Some people wait until their children have left home to get a furry - or scaly or feathered - companion, while others feel they need an extra presence in their house after their partner has passed away.
Understandably, it can be a wrench for people to leave their pet behind when they move into a smaller or assisted home in their retirement, but there is an increasing trend for people to take their animal companions with them when they move to a new retirement property.
Moving into a retirement home doesn't have to mean separation
The Telegraph recently published a report looking at the growing trend for retirement complexes to be pet-friendly, with sites including Charters Village in East Grinstead, Mid Sussex and Richmond Villages in Witney, Oxfordshire offering such facilities.
With open green spaces where they can walk their dogs, cat flaps for feline friends and even pet-sitting services for when residents are away, these retirement villages allow people to remain with their beloved pets even when they can no longer stay in their own home. This means that there is immediately a piece of their old life in their new surroundings, helping them to settle quicker, while enabling them to keep experiencing the myriad benefits of owning a pet in later life.
Peggy Zive, an 85-year-old resident at Charters Village, explained that she chose her new home because it allowed her to bring her beloved parrot George with her.
She told the Telegraph: "He's the love of my life.
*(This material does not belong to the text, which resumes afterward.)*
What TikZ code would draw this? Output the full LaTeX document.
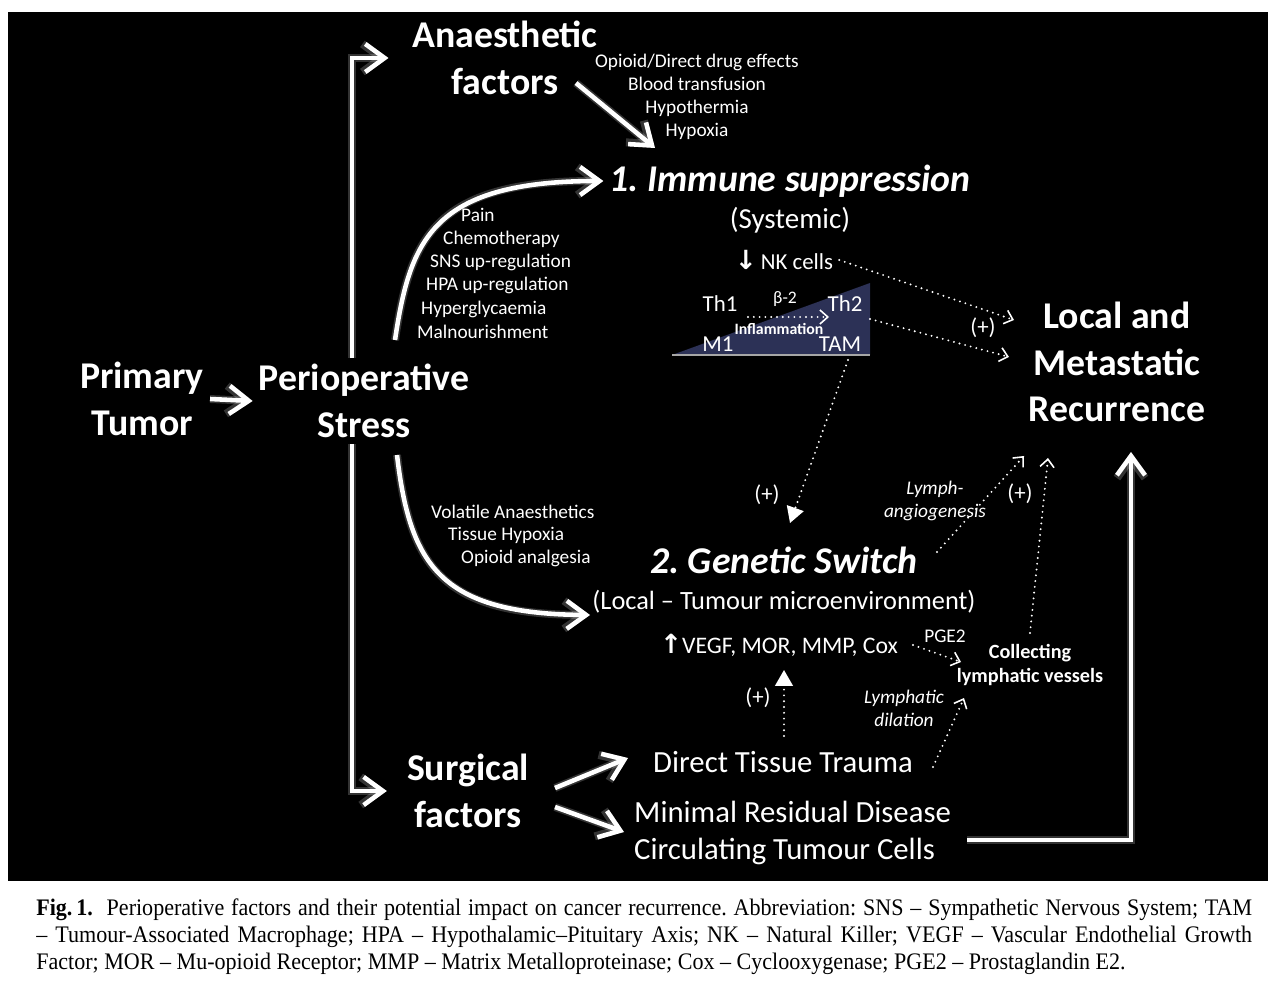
\documentclass[tikz,border=0pt]{standalone}
\usepackage{fontspec}
\setmainfont{Carlito}
\newfontfamily\capfont[FakeStretch=0.93]{Liberation Serif}
\newfontfamily\symfont{DejaVu Sans}
\usetikzlibrary{arrows.meta}
\definecolor{navy}{RGB}{44,49,86}
\frenchspacing
\tikzset{
  bigarr/.style={white, line width=2.6pt, line join=miter, -{Straight Barb[length=11pt,width=16pt]},
    preaction={draw=white, draw opacity=.2, line width=4.5pt}},
  dotarr/.style={white, line width=1.2pt, line cap=round, dash pattern=on 0pt off 3.3pt,
    -{Straight Barb[length=4.5pt,width=8pt,line width=0.9pt]}},
  dotfill/.style={white, line width=1.2pt, line cap=round, dash pattern=on 0pt off 3.3pt,
    -{Triangle[length=9pt,width=10pt]}},
  bigtxt/.style={white, align=center, font=\fontsize{21.5}{26.5}\selectfont\bfseries},
  titletxt/.style={white, font=\fontsize{21.5}{26}\selectfont\bfseries\itshape},
  midtxt/.style={white, font=\fontsize{16.5}{21}\selectfont},
  bodytxt/.style={white, font=\fontsize{17.5}{21}\selectfont},
  smalltxt/.style={white, font=\fontsize{11}{13.2}\selectfont},
  plustxt/.style={white, font=\fontsize{13}{15}\selectfont},
  ittxt/.style={white, align=center, font=\fontsize{11}{13}\selectfont\itshape},
  captxt/.style={black, inner sep=0pt, text width=24.32cm, align=justify,
    font=\capfont\fontsize{13.5}{15.4}\selectfont}
}
\begin{document}
\begin{tikzpicture}[x=0.02cm, y=-0.02cm]
        \useasboundingbox (0,0) rectangle (1272,986);
        \fill[white] (0,0) rectangle (1272,986);
        \fill[black] (8,12) rectangle (1268,881);
        \fill[navy] (672,355) -- (870,283) -- (870,355) -- cycle;
        \draw[gray!70, line width=1pt] (672,355) -- (870,355);
        \node[bigtxt] (prim) at (142,399) {Primary\\Tumor};
        \node[bigtxt] (stress) at (364,401) {Perioperative\\Stress};
        \node[bigtxt] (anaes) at (505,58) {Anaesthetic\\factors};
        \node[bigtxt] (surg) at (468,791) {Surgical\\factors};
        \node[bigtxt] (recur) at (1117,362) {Local and\\Metastatic\\Recurrence};
        \node[titletxt] (immune) at (790,181) {1. Immune suppression};
        \node[midtxt] (syst) at (790,220) {(Systemic)};
        \node[plustxt] (nk) at (784,260) {{\symfont\bfseries\fontsize{15}{15}\selectfont ↓}\,NK cells};
        \node[titletxt] (genetic) at (784,560) {2. Genetic Switch};
        \node[white, font=\fontsize{15}{19}\selectfont] (local) at (784,602) {(Local – Tumour microenvironment)};
        \node[white, font=\fontsize{13.5}{16}\selectfont] (vegf) at (779,645) {{\symfont\bfseries\fontsize{15}{15}\selectfont ↑}VEGF, MOR, MMP, Cox};
        \node[bodytxt] (trauma) at (783,762) {Direct Tissue Trauma};
        \node[bodytxt, align=left, anchor=west] (mrd) at (628,833) {Minimal Residual Disease\\Circulating Tumour Cells};
        \node[smalltxt, align=center] (druglist) at (697,97) {Opioid/Direct drug effects\\Blood transfusion\\Hypothermia\\Hypoxia};
        \node[smalltxt, anchor=west] (pain) at (455,215) {Pain};
        \node[smalltxt, anchor=west] (chemo) at (437,239) {Chemotherapy};
        \node[smalltxt, anchor=west] (sns) at (424,262) {SNS up-regulation};
        \node[smalltxt, anchor=west] (hpa) at (420,285) {HPA up-regulation};
        \node[smalltxt, anchor=west] (glyc) at (415,309) {Hyperglycaemia};
        \node[smalltxt, anchor=west] (maln) at (411,332) {Malnourishment};
        \node[smalltxt, anchor=west] (volat) at (425,512) {Volatile Anaesthetics};
        \node[smalltxt, anchor=west] (hypox) at (442,535) {Tissue Hypoxia};
        \node[smalltxt, anchor=west] (opio) at (455,558) {Opioid analgesia};
        \node[plustxt] (th1) at (720,304) {Th1};
        \node[plustxt] (th2) at (845,304) {Th2};
        \node[plustxt] (m1) at (718,344) {M1};
        \node[plustxt] (tam) at (840,344) {TAM};
        \node[white, font=\fontsize{10}{12}\selectfont] (beta) at (785,299) {β-2};
        \node[white, font=\fontsize{9}{11}\selectfont\bfseries] (infl) at (779,329) {Inflammation};
        \node[plustxt] (pl1) at (983,328) {(+)};
        \node[plustxt] (pl2) at (767,495) {(+)};
        \node[plustxt] (pl3) at (1020,494) {(+)};
        \node[plustxt] (pl4) at (758,698) {(+)};
        \node[white, font=\fontsize{11}{13}\selectfont] (pge) at (945,636) {PGE2};
        \node[white, align=center, font=\fontsize{11.5}{14.2}\selectfont\bfseries] (coll) at (1030,665) {Collecting\\lymphatic vessels};
        \node[ittxt] (angio) at (935,501) {Lymph-\\angiogenesis};
        \node[ittxt] (dila) at (904,708) {Lymphatic\\dilation};
        \node[captxt, anchor=north west] (cap) at (36,898) {\hyphenpenalty=10000\textbf{Fig.\,1.}\ \ Perioperative factors and their potential impact on cancer recurrence. Abbreviation: SNS – Sympathetic Nervous System; TAM\linebreak
        – Tumour-Associated Macrophage; HPA – Hypothalamic–Pituitary Axis; NK – Natural Killer; VEGF – Vascular Endothelial Growth\linebreak
        Factor; MOR – Mu-opioid Receptor; MMP – Matrix Metalloproteinase; Cox – Cyclooxygenase; PGE2 – Prostaglandin E2.};
        \coordinate (vx) at (352,0);
        \coordinate (a0) at (576,83);
        \coordinate (a1) at (655,148);
        \coordinate (c0) at (395,340);
        \coordinate (g0) at (397,455);
        \coordinate (g1) at (590,615);
        \coordinate (s0) at (555,788);
        \coordinate (s1) at (628,758);
        \coordinate (s2) at (555,807);
        \coordinate (s3) at (624,832);
        \coordinate (m0) at (967,840);
        \coordinate (r0) at (1131,452);
        \coordinate (lr1) at (1014,320);
        \coordinate (lr2) at (1009,357);
        \coordinate (th2r) at (870,319);
        \coordinate (tamb) at (848,360);
        \coordinate (gsw) at (790,523);
        \coordinate (ge) at (937,552);
        \coordinate (lr3) at (1024,456);
        \coordinate (cl0) at (1030,633);
        \coordinate (lr4) at (1048,458);
        \coordinate (v0) at (913,645);
        \coordinate (cl1) at (961,662);
        \coordinate (t0) at (933,767);
        \coordinate (cl2) at (964,698);
        \coordinate (t1) at (784,736);
        \coordinate (v1) at (784,670);
        \coordinate (i0) at (748,317);
        \coordinate (i1) at (829,317);
        \draw[bigarr] (prim.east) -- (stress.west);
        \draw[bigarr] (vx |- stress.north) |- ([xshift=-10]anaes.west);
        \draw[bigarr] (vx |- stress.south) |- ([xshift=-8]surg.west);
        \draw[bigarr] (a0) -- (a1);
        \draw[bigarr] (c0) .. controls (410,240) and (432,181) .. (immune.west);
        \draw[bigarr] (g0) .. controls (410,565) and (440,614) .. (g1);
        \draw[bigarr] (s0) -- (s1);
        \draw[bigarr] (s2) -- (s3);
        \draw[bigarr] (m0) -| (r0);
        \draw[dotarr] (nk.east) -- (lr1);
        \draw[dotarr] (th2r) -- (lr2);
        \draw[dotarr] (i0) -- (i1);
        \draw[dotfill] (tamb) -- (gsw);
        \draw[dotarr] (ge) -- (lr3);
        \draw[dotarr] (cl0) -- (lr4);
        \draw[dotarr] (v0) -- (cl1);
        \draw[dotarr] (t0) -- (cl2);
        \draw[dotfill] (t1) -- (v1);
\end{tikzpicture}
\end{document}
I chose this apartment because it's open-plan. There's lots of space for him if I let him out of his cage and it has big windows with lovely views he can enjoy."
Richmond Villages resident Beryl Evans, who has a cavalier King Charles spaniel named Sophie, explained that staff at the complex often helped to look after her pet pooch while she was visiting her husband in hospital, meaning she didn't have extra worries.
Mrs Evans explained: "We moved here so we could have a ground floor apartment with outside access for Sophie and be close to lovely walks. She has settled in so well and because she is well-behaved, I can take her into the communal areas.
"I wouldn't be without her. There are two other dog owners who we meet up with, so we have made friends through her too."
Having a reason to get out and about and speak to others is one benefit of owning a pet in retirement, but what other advantages can it bring?
The physical health benefits of pet ownership
We all know that doing more exercise will help to reduce our risk of developing obesity and heart disease, with walking the dog and playing a game of fetch a great way to get some fresh air, gentle exercise and a chance to spend valuable time with your pet.
But were you aware that owning a pet could boost your chance of survival after a heart attack? This is according to a study carried out in the US several years ago, which found that the average survival rate one year after a heart attack was 72 per cent, but this rose to 94 per cent among pet owners.
What's more, the Royal College of Nursing (RCN) in the UK has announced that it will be encouraging more animals to be allowed on to hospital wards to visit their owners in the future, due to the wellbeing boost this can provide.
This call comes after the RCN carried out a survey that found 82 per cent of nurses believe animal interaction can help patients to be more physically active while they are in hospital and 60 per cent think spending time with their beloved pet can actually boost a person's recovery.
Speaking to the Telegraph, Amanda Cheesley, professional lead for long-term conditions at the RCN, explained: "If a patient is phobic of needles, it can help if their dog could go down with them to the operating theatre and be there at the point before they have their injection.
"Clearly, you can't allow dogs on to the beds or to wander from room to room, you need to make sure they have had their innoculations, but it should be possible to bring more animals into healthcare settings."
What mental health benefits can owning a pet bring?
It is not just physical health benefits that pet ownership can provide, as having an animal friend around the house can also bring about a boost to people's mental wellbeing. The companionship of a pet can help to combat loneliness and bring comfort to people who have lost their partner or who have always lived alone and no longer get out to see others at work every day.
There are even studies showing the calming benefits that stroking a cat can have for people who suffer from anxiety and depression, meaning the advantages of owning a pet in retirement are pretty much endless.